§ **Given data**
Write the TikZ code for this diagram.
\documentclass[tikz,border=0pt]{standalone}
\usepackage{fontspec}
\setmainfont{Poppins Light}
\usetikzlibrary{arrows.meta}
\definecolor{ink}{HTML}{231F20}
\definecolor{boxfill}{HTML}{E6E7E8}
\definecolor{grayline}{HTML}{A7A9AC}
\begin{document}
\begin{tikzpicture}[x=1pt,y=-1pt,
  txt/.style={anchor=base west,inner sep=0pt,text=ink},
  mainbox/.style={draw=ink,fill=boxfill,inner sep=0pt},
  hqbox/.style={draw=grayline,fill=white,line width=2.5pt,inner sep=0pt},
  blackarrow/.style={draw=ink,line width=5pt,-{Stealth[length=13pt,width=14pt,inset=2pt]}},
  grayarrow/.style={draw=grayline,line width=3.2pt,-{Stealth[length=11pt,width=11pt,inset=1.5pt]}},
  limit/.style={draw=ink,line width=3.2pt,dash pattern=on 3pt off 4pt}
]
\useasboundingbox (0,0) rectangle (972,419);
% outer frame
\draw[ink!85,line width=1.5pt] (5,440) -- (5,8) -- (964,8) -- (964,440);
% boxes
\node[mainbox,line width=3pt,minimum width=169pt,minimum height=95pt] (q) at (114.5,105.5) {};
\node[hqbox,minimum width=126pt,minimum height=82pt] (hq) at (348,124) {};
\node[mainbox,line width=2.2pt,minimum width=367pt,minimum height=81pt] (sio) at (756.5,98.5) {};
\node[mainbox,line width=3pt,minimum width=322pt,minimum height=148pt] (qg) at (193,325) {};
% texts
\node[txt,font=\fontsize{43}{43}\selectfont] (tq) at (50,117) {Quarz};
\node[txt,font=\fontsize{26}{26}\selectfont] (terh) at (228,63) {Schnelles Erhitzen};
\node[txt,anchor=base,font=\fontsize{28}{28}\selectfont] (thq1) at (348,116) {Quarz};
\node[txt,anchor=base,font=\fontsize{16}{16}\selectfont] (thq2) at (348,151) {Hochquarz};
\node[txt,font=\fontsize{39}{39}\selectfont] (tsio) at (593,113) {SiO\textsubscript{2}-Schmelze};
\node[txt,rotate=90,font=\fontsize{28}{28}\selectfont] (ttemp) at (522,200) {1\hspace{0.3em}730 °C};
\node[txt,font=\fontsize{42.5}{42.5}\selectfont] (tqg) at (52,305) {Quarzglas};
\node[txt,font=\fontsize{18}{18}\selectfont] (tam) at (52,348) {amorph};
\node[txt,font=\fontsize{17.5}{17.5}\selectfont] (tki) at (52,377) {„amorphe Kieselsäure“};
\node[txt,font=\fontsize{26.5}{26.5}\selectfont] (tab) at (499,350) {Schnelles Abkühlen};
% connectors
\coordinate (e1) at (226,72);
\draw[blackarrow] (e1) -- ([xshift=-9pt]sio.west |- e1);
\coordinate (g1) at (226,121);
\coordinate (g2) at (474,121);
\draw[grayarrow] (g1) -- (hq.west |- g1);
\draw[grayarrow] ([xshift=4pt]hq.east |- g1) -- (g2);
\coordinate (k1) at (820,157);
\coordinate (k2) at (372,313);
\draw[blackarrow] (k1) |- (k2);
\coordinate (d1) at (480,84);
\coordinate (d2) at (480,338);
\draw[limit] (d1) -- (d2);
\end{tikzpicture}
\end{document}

--

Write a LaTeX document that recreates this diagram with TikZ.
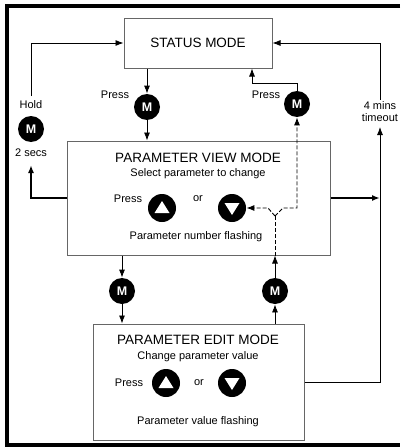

§ **Task**
Copy out every line with the word "diagram".

§ **Answer in full**
Write the TikZ code for this diagram.
Write a LaTeX document that recreates this diagram with TikZ.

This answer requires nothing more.